### Given exercise
Type out the data exactly as given. Skip any image.

### Supplied material
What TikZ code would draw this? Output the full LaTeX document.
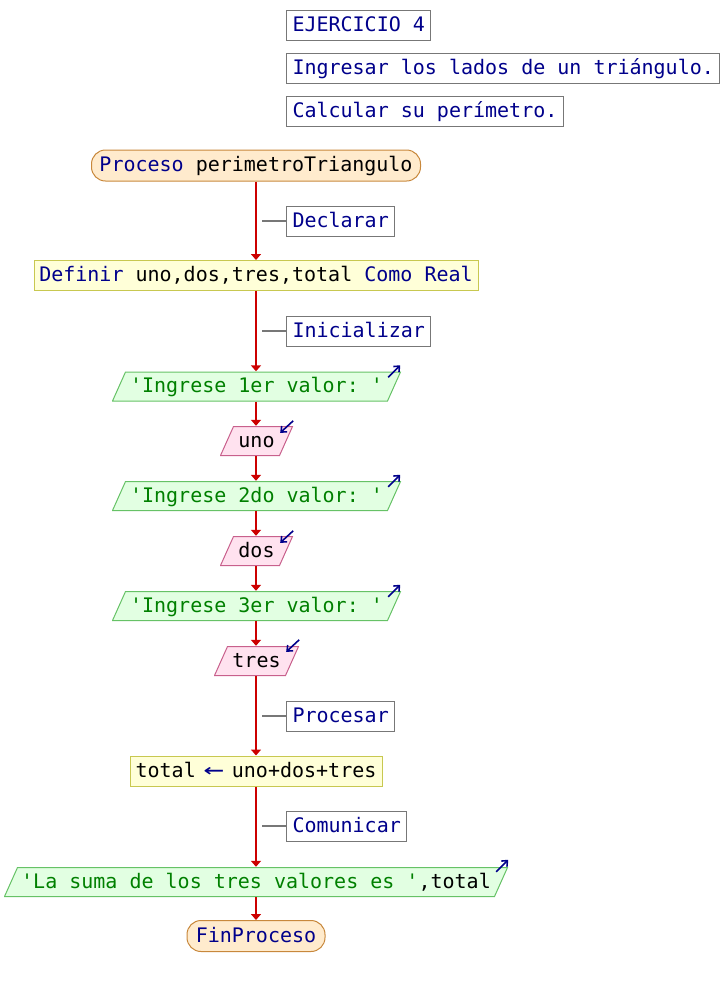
\documentclass[tikz,border=0pt]{standalone}
\usepackage{fontspec}
\setmonofont{DejaVu Sans Mono}
\usetikzlibrary{arrows.meta,calc}
\definecolor{kw}{HTML}{00008B}
\definecolor{strg}{HTML}{008000}
\definecolor{flowred}{HTML}{CC0000}
\definecolor{termfill}{HTML}{FFEBCD}
\definecolor{termdraw}{HTML}{C8883C}
\definecolor{procfill}{HTML}{FFFFD8}
\definecolor{procdraw}{HTML}{C8C850}
\definecolor{outfill}{HTML}{E2FFE2}
\definecolor{outdraw}{HTML}{66C266}
\definecolor{infill}{HTML}{FFE2EF}
\definecolor{indraw}{HTML}{C8608C}
\definecolor{cmtdraw}{HTML}{777777}
\newcommand{\assignarrow}{\makebox[12.04pt]{\color{kw}\scalebox{1.7}[1.15]{←}}}
\tikzset{
  base/.style={font=\ttfamily\fontsize{20}{24}\selectfont, text height=15.5pt, text depth=3.5pt, inner sep=0pt, align=center},
  term/.style={base, draw=termdraw, fill=termfill, line width=1pt, rounded corners=14pt, minimum height=31pt},
  proc/.style={base, draw=procdraw, fill=procfill, line width=1pt, minimum height=30pt},
  para/.style n args={2}{base, minimum height=30pt, path picture={
      \draw[draw=#1, fill=#2, line width=1pt]
        ($(path picture bounding box.north west)+(13.5pt,-0.5pt)$) --
        ($(path picture bounding box.north east)+(-0.5pt,-0.5pt)$) --
        ($(path picture bounding box.south east)+(-13.5pt,0.5pt)$) --
        ($(path picture bounding box.south west)+(0.5pt,0.5pt)$) -- cycle;}},
  outp/.style={para={outdraw}{outfill}},
  inp/.style={para={indraw}{infill}},
  cmt/.style={base, draw=cmtdraw, fill=white, line width=1pt, text=kw, minimum height=30pt, inner xsep=6pt, anchor=west},
  flow/.style={draw=flowred, line width=2pt, -{Triangle[width=10pt,length=6pt]}},
  cline/.style={draw=cmtdraw, line width=1.5pt},
  icon/.style={draw=kw, line width=1.6pt, -{Straight Barb[length=4.5pt,width=8pt]}}
}
\begin{document}
\begin{tikzpicture}[x=1pt,y=-1pt]
\useasboundingbox (0,0) rectangle (728,986);
% comments at top
\node[cmt] (c0) at (286,25) {EJERCICIO 4};
\node[cmt] (c1) at (286,68) {Ingresar los lados de un triángulo.};
\node[cmt] (c2) at (286,111) {Calcular su perímetro.};
% flow
\node[term, minimum width=329pt] (start) at (256,165.5) {{\color{kw}Proceso} perimetroTriangulo};
\node[proc, minimum width=444pt] (def) at (256,275.5) {{\color{kw}Definir} uno,dos,tres,total {\color{kw}Como Real}};
\node[outp, minimum width=289pt] (o1) at (256.5,386.5) {\color{strg}'Ingrese 1er valor: '};
\node[inp, minimum width=73pt] (i1) at (256.5,441) {uno};
\node[outp, minimum width=289pt] (o2) at (256.5,496) {\color{strg}'Ingrese 2do valor: '};
\node[inp, minimum width=73pt] (i2) at (256.5,551) {dos};
\node[outp, minimum width=289pt] (o3) at (256.5,606) {\color{strg}'Ingrese 3er valor: '};
\node[inp, minimum width=85pt] (i3) at (256.5,661) {tres};
\node[proc, minimum width=252pt] (calc) at (256,771) {total \assignarrow{} uno+dos+tres};
\node[outp, minimum width=504pt] (o4) at (256,882) {{\color{strg}'La suma de los tres valores es '},total};
\node[term, minimum width=138pt] (fin) at (256,936) {\color{kw}FinProceso};
% section comments
\node[cmt] (cd) at (286,221) {Declarar};
\node[cmt] (ci) at (286,331) {Inicializar};
\node[cmt] (cp) at (286,716) {Procesar};
\node[cmt] (cc) at (286,826) {Comunicar};
\coordinate (kd) at (262,221);
\coordinate (ki) at (262,331);
\coordinate (kp) at (262,716);
\coordinate (kc) at (262,826);
\draw[cline] (kd) -- (cd.west);
\draw[cline] (ki) -- (ci.west);
\draw[cline] (kp) -- (cp.west);
\draw[cline] (kc) -- (cc.west);
% connectors
\draw[flow] (start.south) -- (start.south |- def.north);
\draw[flow] (def.south) -- (def.south |- o1.north);
\draw[flow] (def.south |- o1.south) -- (def.south |- i1.north);
\draw[flow] (def.south |- i1.south) -- (def.south |- o2.north);
\draw[flow] (def.south |- o2.south) -- (def.south |- i2.north);
\draw[flow] (def.south |- i2.south) -- (def.south |- o3.north);
\draw[flow] (def.south |- o3.south) -- (def.south |- i3.north);
\draw[flow] (def.south |- i3.south) -- (calc.north);
\draw[flow] (calc.south) -- (o4.north);
\draw[flow] (o4.south) -- (fin.north);
% io icons
\draw[icon] ($(o1.north east)+(-13,6)$) -- ($(o1.north east)+(-1,-6)$);
\draw[icon] ($(o2.north east)+(-13,6)$) -- ($(o2.north east)+(-1,-6)$);
\draw[icon] ($(o3.north east)+(-13,6)$) -- ($(o3.north east)+(-1,-6)$);
\draw[icon] ($(o4.north east)+(-12,5)$) -- ($(o4.north east)+(0,-7)$);
\draw[icon] ($(i1.north east)+(0,-5)$) -- ($(i1.north east)+(-13,7)$);
\draw[icon] ($(i2.north east)+(0,-5)$) -- ($(i2.north east)+(-13,7)$);
\draw[icon] ($(i3.north east)+(0,-6)$) -- ($(i3.north east)+(-13,6)$);
\end{tikzpicture}
\end{document}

### Correct response
What TikZ code would draw this? Output the full LaTeX document.
\documentclass[tikz,border=0pt]{standalone}
\usepackage{fontspec}
\setmonofont{DejaVu Sans Mono}
\usetikzlibrary{arrows.meta,calc}
\definecolor{kw}{HTML}{00008B}
\definecolor{strg}{HTML}{008000}
\definecolor{flowred}{HTML}{CC0000}
\definecolor{termfill}{HTML}{FFEBCD}
\definecolor{termdraw}{HTML}{C8883C}
\definecolor{procfill}{HTML}{FFFFD8}
\definecolor{procdraw}{HTML}{C8C850}
\definecolor{outfill}{HTML}{E2FFE2}
\definecolor{outdraw}{HTML}{66C266}
\definecolor{infill}{HTML}{FFE2EF}
\definecolor{indraw}{HTML}{C8608C}
\definecolor{cmtdraw}{HTML}{777777}
\newcommand{\assignarrow}{\makebox[12.04pt]{\color{kw}\scalebox{1.7}[1.15]{←}}}
\tikzset{
  base/.style={font=\ttfamily\fontsize{20}{24}\selectfont, text height=15.5pt, text depth=3.5pt, inner sep=0pt, align=center},
  term/.style={base, draw=termdraw, fill=termfill, line width=1pt, rounded corners=14pt, minimum height=31pt},
  proc/.style={base, draw=procdraw, fill=procfill, line width=1pt, minimum height=30pt},
  para/.style n args={2}{base, minimum height=30pt, path picture={
      \draw[draw=#1, fill=#2, line width=1pt]
        ($(path picture bounding box.north west)+(13.5pt,-0.5pt)$) --
        ($(path picture bounding box.north east)+(-0.5pt,-0.5pt)$) --
        ($(path picture bounding box.south east)+(-13.5pt,0.5pt)$) --
        ($(path picture bounding box.south west)+(0.5pt,0.5pt)$) -- cycle;}},
  outp/.style={para={outdraw}{outfill}},
  inp/.style={para={indraw}{infill}},
  cmt/.style={base, draw=cmtdraw, fill=white, line width=1pt, text=kw, minimum height=30pt, inner xsep=6pt, anchor=west},
  flow/.style={draw=flowred, line width=2pt, -{Triangle[width=10pt,length=6pt]}},
  cline/.style={draw=cmtdraw, line width=1.5pt},
  icon/.style={draw=kw, line width=1.6pt, -{Straight Barb[length=4.5pt,width=8pt]}}
}
\begin{document}
\begin{tikzpicture}[x=1pt,y=-1pt]
\useasboundingbox (0,0) rectangle (728,986);
% comments at top
\node[cmt] (c0) at (286,25) {EJERCICIO 4};
\node[cmt] (c1) at (286,68) {Ingresar los lados de un triángulo.};
\node[cmt] (c2) at (286,111) {Calcular su perímetro.};
% flow
\node[term, minimum width=329pt] (start) at (256,165.5) {{\color{kw}Proceso} perimetroTriangulo};
\node[proc, minimum width=444pt] (def) at (256,275.5) {{\color{kw}Definir} uno,dos,tres,total {\color{kw}Como Real}};
\node[outp, minimum width=289pt] (o1) at (256.5,386.5) {\color{strg}'Ingrese 1er valor: '};
\node[inp, minimum width=73pt] (i1) at (256.5,441) {uno};
\node[outp, minimum width=289pt] (o2) at (256.5,496) {\color{strg}'Ingrese 2do valor: '};
\node[inp, minimum width=73pt] (i2) at (256.5,551) {dos};
\node[outp, minimum width=289pt] (o3) at (256.5,606) {\color{strg}'Ingrese 3er valor: '};
\node[inp, minimum width=85pt] (i3) at (256.5,661) {tres};
\node[proc, minimum width=252pt] (calc) at (256,771) {total \assignarrow{} uno+dos+tres};
\node[outp, minimum width=504pt] (o4) at (256,882) {{\color{strg}'La suma de los tres valores es '},total};
\node[term, minimum width=138pt] (fin) at (256,936) {\color{kw}FinProceso};
% section comments
\node[cmt] (cd) at (286,221) {Declarar};
\node[cmt] (ci) at (286,331) {Inicializar};
\node[cmt] (cp) at (286,716) {Procesar};
\node[cmt] (cc) at (286,826) {Comunicar};
\coordinate (kd) at (262,221);
\coordinate (ki) at (262,331);
\coordinate (kp) at (262,716);
\coordinate (kc) at (262,826);
\draw[cline] (kd) -- (cd.west);
\draw[cline] (ki) -- (ci.west);
\draw[cline] (kp) -- (cp.west);
\draw[cline] (kc) -- (cc.west);
% connectors
\draw[flow] (start.south) -- (start.south |- def.north);
\draw[flow] (def.south) -- (def.south |- o1.north);
\draw[flow] (def.south |- o1.south) -- (def.south |- i1.north);
\draw[flow] (def.south |- i1.south) -- (def.south |- o2.north);
\draw[flow] (def.south |- o2.south) -- (def.south |- i2.north);
\draw[flow] (def.south |- i2.south) -- (def.south |- o3.north);
\draw[flow] (def.south |- o3.south) -- (def.south |- i3.north);
\draw[flow] (def.south |- i3.south) -- (calc.north);
\draw[flow] (calc.south) -- (o4.north);
\draw[flow] (o4.south) -- (fin.north);
% io icons
\draw[icon] ($(o1.north east)+(-13,6)$) -- ($(o1.north east)+(-1,-6)$);
\draw[icon] ($(o2.north east)+(-13,6)$) -- ($(o2.north east)+(-1,-6)$);
\draw[icon] ($(o3.north east)+(-13,6)$) -- ($(o3.north east)+(-1,-6)$);
\draw[icon] ($(o4.north east)+(-12,5)$) -- ($(o4.north east)+(0,-7)$);
\draw[icon] ($(i1.north east)+(0,-5)$) -- ($(i1.north east)+(-13,7)$);
\draw[icon] ($(i2.north east)+(0,-5)$) -- ($(i2.north east)+(-13,7)$);
\draw[icon] ($(i3.north east)+(0,-6)$) -- ($(i3.north east)+(-13,6)$);
\end{tikzpicture}
\end{document}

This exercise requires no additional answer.